* _Exercise data_:

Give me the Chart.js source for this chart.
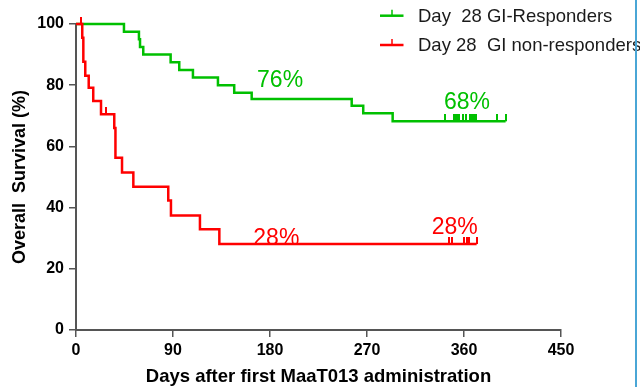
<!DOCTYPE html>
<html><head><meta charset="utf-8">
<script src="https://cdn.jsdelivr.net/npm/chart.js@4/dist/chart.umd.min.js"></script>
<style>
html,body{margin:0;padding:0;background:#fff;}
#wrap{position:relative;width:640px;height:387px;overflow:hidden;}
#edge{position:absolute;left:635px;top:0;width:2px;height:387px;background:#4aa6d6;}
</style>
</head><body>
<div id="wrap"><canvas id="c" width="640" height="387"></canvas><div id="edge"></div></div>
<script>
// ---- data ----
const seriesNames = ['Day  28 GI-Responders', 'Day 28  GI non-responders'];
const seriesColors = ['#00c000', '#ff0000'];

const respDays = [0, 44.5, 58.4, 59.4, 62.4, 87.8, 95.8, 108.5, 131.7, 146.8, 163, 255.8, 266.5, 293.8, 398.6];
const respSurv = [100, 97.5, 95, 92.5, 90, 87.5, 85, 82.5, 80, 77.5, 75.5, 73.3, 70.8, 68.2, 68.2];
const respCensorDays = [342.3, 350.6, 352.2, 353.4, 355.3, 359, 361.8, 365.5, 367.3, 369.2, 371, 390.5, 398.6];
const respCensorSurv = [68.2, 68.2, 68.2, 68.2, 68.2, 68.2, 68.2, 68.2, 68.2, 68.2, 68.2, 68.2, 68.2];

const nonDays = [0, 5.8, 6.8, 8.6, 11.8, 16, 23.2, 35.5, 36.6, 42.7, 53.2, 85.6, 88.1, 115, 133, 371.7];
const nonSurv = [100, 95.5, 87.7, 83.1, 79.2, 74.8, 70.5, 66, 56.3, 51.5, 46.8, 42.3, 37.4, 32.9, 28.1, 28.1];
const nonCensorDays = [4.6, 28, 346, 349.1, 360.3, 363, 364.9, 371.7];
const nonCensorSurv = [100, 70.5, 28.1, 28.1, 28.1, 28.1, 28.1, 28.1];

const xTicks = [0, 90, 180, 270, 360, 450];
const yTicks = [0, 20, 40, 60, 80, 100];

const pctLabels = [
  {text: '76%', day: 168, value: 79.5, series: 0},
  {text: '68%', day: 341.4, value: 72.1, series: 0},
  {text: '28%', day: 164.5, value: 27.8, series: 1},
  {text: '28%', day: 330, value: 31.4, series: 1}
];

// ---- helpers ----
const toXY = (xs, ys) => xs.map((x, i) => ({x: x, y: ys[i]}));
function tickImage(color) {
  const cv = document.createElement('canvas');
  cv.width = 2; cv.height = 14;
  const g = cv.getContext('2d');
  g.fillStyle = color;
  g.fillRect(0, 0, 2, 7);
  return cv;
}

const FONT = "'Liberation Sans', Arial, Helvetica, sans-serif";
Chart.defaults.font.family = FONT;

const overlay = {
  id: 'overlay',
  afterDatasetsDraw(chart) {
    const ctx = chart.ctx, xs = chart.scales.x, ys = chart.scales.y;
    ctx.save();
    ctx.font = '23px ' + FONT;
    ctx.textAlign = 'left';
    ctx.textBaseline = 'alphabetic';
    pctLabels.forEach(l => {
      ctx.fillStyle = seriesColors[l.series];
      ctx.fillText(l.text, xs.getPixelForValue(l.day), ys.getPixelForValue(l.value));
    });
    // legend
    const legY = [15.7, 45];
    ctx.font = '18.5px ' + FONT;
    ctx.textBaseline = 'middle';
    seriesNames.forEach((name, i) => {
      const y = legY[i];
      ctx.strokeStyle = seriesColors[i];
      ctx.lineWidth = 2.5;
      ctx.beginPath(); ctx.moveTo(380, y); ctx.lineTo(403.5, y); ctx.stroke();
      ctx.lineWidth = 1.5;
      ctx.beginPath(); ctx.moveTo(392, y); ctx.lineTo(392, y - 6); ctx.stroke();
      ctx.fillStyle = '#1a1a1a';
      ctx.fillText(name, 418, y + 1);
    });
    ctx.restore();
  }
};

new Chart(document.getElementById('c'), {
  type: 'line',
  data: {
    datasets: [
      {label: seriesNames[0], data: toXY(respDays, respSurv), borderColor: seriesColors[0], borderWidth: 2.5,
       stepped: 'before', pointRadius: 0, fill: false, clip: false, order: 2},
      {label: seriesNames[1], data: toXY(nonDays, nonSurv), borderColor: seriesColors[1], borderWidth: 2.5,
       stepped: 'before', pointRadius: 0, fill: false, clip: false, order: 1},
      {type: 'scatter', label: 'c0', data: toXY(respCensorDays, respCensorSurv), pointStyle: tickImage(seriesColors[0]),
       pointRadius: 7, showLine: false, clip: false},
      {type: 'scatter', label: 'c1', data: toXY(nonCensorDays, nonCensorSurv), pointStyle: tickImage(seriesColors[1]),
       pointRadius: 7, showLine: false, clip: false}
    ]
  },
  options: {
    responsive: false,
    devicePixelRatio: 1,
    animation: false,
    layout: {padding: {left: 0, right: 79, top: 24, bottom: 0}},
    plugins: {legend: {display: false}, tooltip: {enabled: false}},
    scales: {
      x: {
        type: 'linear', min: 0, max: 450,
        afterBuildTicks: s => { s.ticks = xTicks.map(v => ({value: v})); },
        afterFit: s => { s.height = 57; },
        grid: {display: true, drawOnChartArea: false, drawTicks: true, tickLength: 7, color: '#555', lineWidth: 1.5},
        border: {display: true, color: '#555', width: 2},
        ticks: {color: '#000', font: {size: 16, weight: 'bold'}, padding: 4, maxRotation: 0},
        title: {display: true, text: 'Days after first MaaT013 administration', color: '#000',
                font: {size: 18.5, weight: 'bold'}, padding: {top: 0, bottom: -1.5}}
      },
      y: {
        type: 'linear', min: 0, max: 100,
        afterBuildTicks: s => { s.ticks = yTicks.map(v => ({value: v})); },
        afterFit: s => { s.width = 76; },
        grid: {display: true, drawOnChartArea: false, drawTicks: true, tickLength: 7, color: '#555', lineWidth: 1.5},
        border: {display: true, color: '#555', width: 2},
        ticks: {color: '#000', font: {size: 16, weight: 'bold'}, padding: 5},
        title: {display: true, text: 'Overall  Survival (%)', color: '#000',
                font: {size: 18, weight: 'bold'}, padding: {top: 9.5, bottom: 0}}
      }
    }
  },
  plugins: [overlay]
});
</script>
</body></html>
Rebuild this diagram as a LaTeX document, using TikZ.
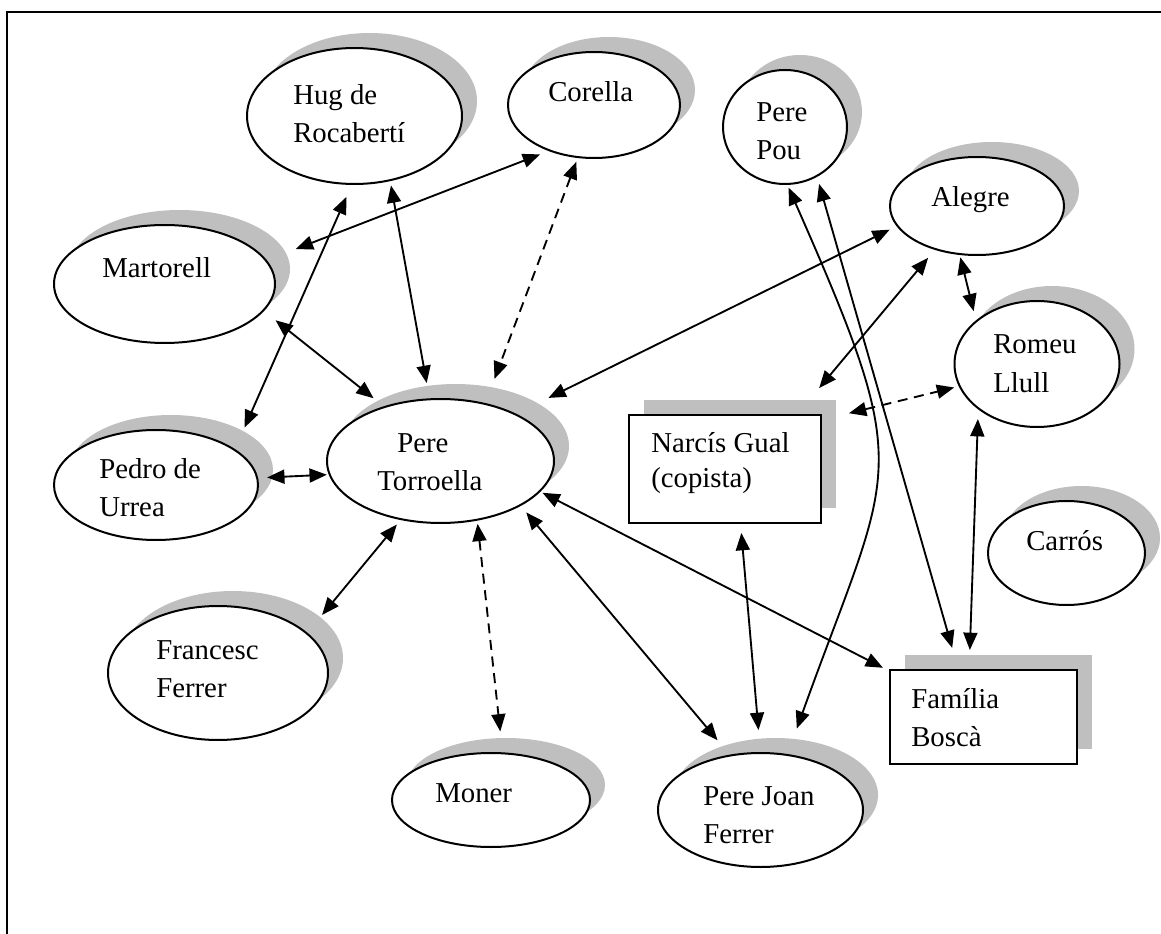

* _Written request_: Quote the records above in full, dropping each picture.

* _Answer_:
Give me the Chart.js source for this chart.
<!DOCTYPE html>
<html><head><meta charset="utf-8">
<script src="https://cdn.jsdelivr.net/npm/chart.js@4/dist/chart.umd.min.js"></script>
<style>
html,body{margin:0;padding:0;background:#fff;}
#wrap{position:relative;width:640px;height:387px;overflow:hidden;}
#edge{position:absolute;left:635px;top:0;width:2px;height:387px;background:#4aa6d6;}
</style>
</head><body>
<div id="wrap"><canvas id="c" width="640" height="387"></canvas><div id="edge"></div></div>
<script>
// ---- data ----
const seriesNames = ['Day  28 GI-Responders', 'Day 28  GI non-responders'];
const seriesColors = ['#00c000', '#ff0000'];

const respDays = [0, 44.5, 58.4, 59.4, 62.4, 87.8, 95.8, 108.5, 131.7, 146.8, 163, 255.8, 266.5, 293.8, 398.6];
const respSurv = [100, 97.5, 95, 92.5, 90, 87.5, 85, 82.5, 80, 77.5, 75.5, 73.3, 70.8, 68.2, 68.2];
const respCensorDays = [342.3, 350.6, 352.2, 353.4, 355.3, 359, 361.8, 365.5, 367.3, 369.2, 371, 390.5, 398.6];
const respCensorSurv = [68.2, 68.2, 68.2, 68.2, 68.2, 68.2, 68.2, 68.2, 68.2, 68.2, 68.2, 68.2, 68.2];

const nonDays = [0, 5.8, 6.8, 8.6, 11.8, 16, 23.2, 35.5, 36.6, 42.7, 53.2, 85.6, 88.1, 115, 133, 371.7];
const nonSurv = [100, 95.5, 87.7, 83.1, 79.2, 74.8, 70.5, 66, 56.3, 51.5, 46.8, 42.3, 37.4, 32.9, 28.1, 28.1];
const nonCensorDays = [4.6, 28, 346, 349.1, 360.3, 363, 364.9, 371.7];
const nonCensorSurv = [100, 70.5, 28.1, 28.1, 28.1, 28.1, 28.1, 28.1];

const xTicks = [0, 90, 180, 270, 360, 450];
const yTicks = [0, 20, 40, 60, 80, 100];

const pctLabels = [
  {text: '76%', day: 168, value: 79.5, series: 0},
  {text: '68%', day: 341.4, value: 72.1, series: 0},
  {text: '28%', day: 164.5, value: 27.8, series: 1},
  {text: '28%', day: 330, value: 31.4, series: 1}
];

// ---- helpers ----
const toXY = (xs, ys) => xs.map((x, i) => ({x: x, y: ys[i]}));
function tickImage(color) {
  const cv = document.createElement('canvas');
  cv.width = 2; cv.height = 14;
  const g = cv.getContext('2d');
  g.fillStyle = color;
  g.fillRect(0, 0, 2, 7);
  return cv;
}

const FONT = "'Liberation Sans', Arial, Helvetica, sans-serif";
Chart.defaults.font.family = FONT;

const overlay = {
  id: 'overlay',
  afterDatasetsDraw(chart) {
    const ctx = chart.ctx, xs = chart.scales.x, ys = chart.scales.y;
    ctx.save();
    ctx.font = '23px ' + FONT;
    ctx.textAlign = 'left';
    ctx.textBaseline = 'alphabetic';
    pctLabels.forEach(l => {
      ctx.fillStyle = seriesColors[l.series];
      ctx.fillText(l.text, xs.getPixelForValue(l.day), ys.getPixelForValue(l.value));
    });
    // legend
    const legY = [15.7, 45];
    ctx.font = '18.5px ' + FONT;
    ctx.textBaseline = 'middle';
    seriesNames.forEach((name, i) => {
      const y = legY[i];
      ctx.strokeStyle = seriesColors[i];
      ctx.lineWidth = 2.5;
      ctx.beginPath(); ctx.moveTo(380, y); ctx.lineTo(403.5, y); ctx.stroke();
      ctx.lineWidth = 1.5;
      ctx.beginPath(); ctx.moveTo(392, y); ctx.lineTo(392, y - 6); ctx.stroke();
      ctx.fillStyle = '#1a1a1a';
      ctx.fillText(name, 418, y + 1);
    });
    ctx.restore();
  }
};

new Chart(document.getElementById('c'), {
  type: 'line',
  data: {
    datasets: [
      {label: seriesNames[0], data: toXY(respDays, respSurv), borderColor: seriesColors[0], borderWidth: 2.5,
       stepped: 'before', pointRadius: 0, fill: false, clip: false, order: 2},
      {label: seriesNames[1], data: toXY(nonDays, nonSurv), borderColor: seriesColors[1], borderWidth: 2.5,
       stepped: 'before', pointRadius: 0, fill: false, clip: false, order: 1},
      {type: 'scatter', label: 'c0', data: toXY(respCensorDays, respCensorSurv), pointStyle: tickImage(seriesColors[0]),
       pointRadius: 7, showLine: false, clip: false},
      {type: 'scatter', label: 'c1', data: toXY(nonCensorDays, nonCensorSurv), pointStyle: tickImage(seriesColors[1]),
       pointRadius: 7, showLine: false, clip: false}
    ]
  },
  options: {
    responsive: false,
    devicePixelRatio: 1,
    animation: false,
    layout: {padding: {left: 0, right: 79, top: 24, bottom: 0}},
    plugins: {legend: {display: false}, tooltip: {enabled: false}},
    scales: {
      x: {
        type: 'linear', min: 0, max: 450,
        afterBuildTicks: s => { s.ticks = xTicks.map(v => ({value: v})); },
        afterFit: s => { s.height = 57; },
        grid: {display: true, drawOnChartArea: false, drawTicks: true, tickLength: 7, color: '#555', lineWidth: 1.5},
        border: {display: true, color: '#555', width: 2},
        ticks: {color: '#000', font: {size: 16, weight: 'bold'}, padding: 4, maxRotation: 0},
        title: {display: true, text: 'Days after first MaaT013 administration', color: '#000',
                font: {size: 18.5, weight: 'bold'}, padding: {top: 0, bottom: -1.5}}
      },
      y: {
        type: 'linear', min: 0, max: 100,
        afterBuildTicks: s => { s.ticks = yTicks.map(v => ({value: v})); },
        afterFit: s => { s.width = 76; },
        grid: {display: true, drawOnChartArea: false, drawTicks: true, tickLength: 7, color: '#555', lineWidth: 1.5},
        border: {display: true, color: '#555', width: 2},
        ticks: {color: '#000', font: {size: 16, weight: 'bold'}, padding: 5},
        title: {display: true, text: 'Overall  Survival (%)', color: '#000',
                font: {size: 18, weight: 'bold'}, padding: {top: 9.5, bottom: 0}}
      }
    }
  },
  plugins: [overlay]
});
</script>
</body></html>
Rebuild this diagram as a LaTeX document, using TikZ.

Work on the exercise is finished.